Lecture 11: Abstracting the Integral Pyramids and Dams

The lecture begins with a review of the integral's graphical interpretation as the area under a curve and its algebraic significance through antiderivatives. The speaker emphasizes the integral's utility in solving problems beyond simple motion scenarios, such as calculating areas and volumes. The strategy of using integrals is introduced as a method of summing up infinitesimally small pieces to find a total value. An example is given where the area of a square is dynamically considered as the sum of infinitely thin vertical and horizontal strips, leading to the integral of 2x with respect to x from 0 to 5, which equals the area of the square, 25. This serves to illustrate the process of using integrals to find the total area by summing up these strips.

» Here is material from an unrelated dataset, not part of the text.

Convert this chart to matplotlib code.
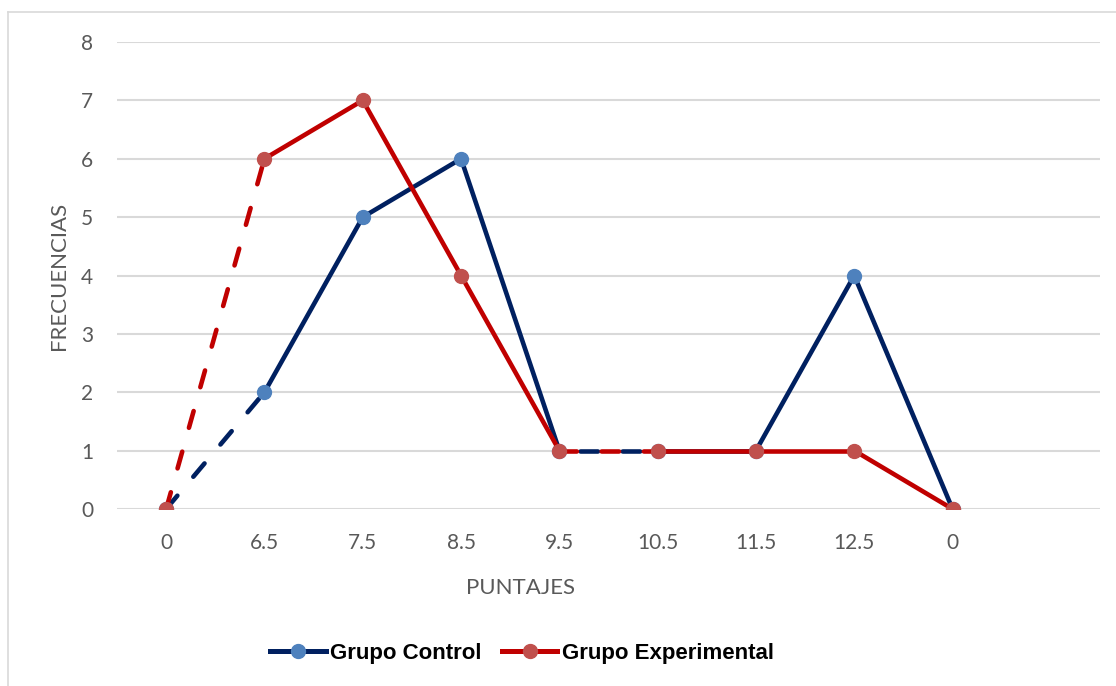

The lecture continues with an exploration of how integrals can be used to calculate the volume of a cube by considering it as an accumulation of layers. The process involves summing up the incremental volumes of three slabs at each layer, represented by the integral of 3x^2 with respect to x from 0 to 5, yielding the volume of the cube, 125. The concept is further extended to the volume of a pyramid with a square base and a height of 200 feet. The pyramid is envisioned as a series of square layers, each with an area of h^2, leading to the integral of h^2 with respect to h from 0 to 200. The antiderivative of h^2 is h^3/3, and by evaluating this from the limits of integration, the volume of the pyramid is found to be consistent with the expected geometric formula.

The speaker then discusses the application of integrals to find the volume of a cone. The cone is conceptualized as being composed of infinitesimally thin disks stacked upon each other. For a cone with a height of four units and a base radius of three units, the volume is calculated by summing up the volumes of these disks. Each disk's volume is represented by a cylinder with a circular base of radius (3/4)x and thickness delta x. The integral of (9/16)πx^2 with respect to x from 0 to 4 is set up to represent this summation, and by finding the antiderivative and evaluating it at the limits, the total volume of the cone is determined.

The lecture takes a turn towards a non-geometric application of integrals with the calculation of the hydrostatic force exerted by water against a dam. The challenge is to account for the varying pressure at different depths due to the weight of the water. The dam is considered to be 40 feet deep and 100 feet wide. The strategy involves considering thin strips at various depths and calculating the force on each strip due to the water pressure at that depth. The force on each strip is the product of the strip's area (100 times delta h) and the water pressure at depth h (62.5h pounds per square foot). The integral of 62.5h times 100 dh from 0 to 40 is used to find the total force, which is simplified by recognizing constants and integrating h directly, resulting in the total hydrostatic force on the dam.

The lecture concludes with a preview of future topics, specifically mentioning the application of integrals to probability. This sets the stage for further exploration of how integrals can be used in various fields beyond the geometric and physical problems discussed in the current lecture. The speaker promises to delve into these applications in the next lecture, indicating the broad utility of integrals in mathematical analysis.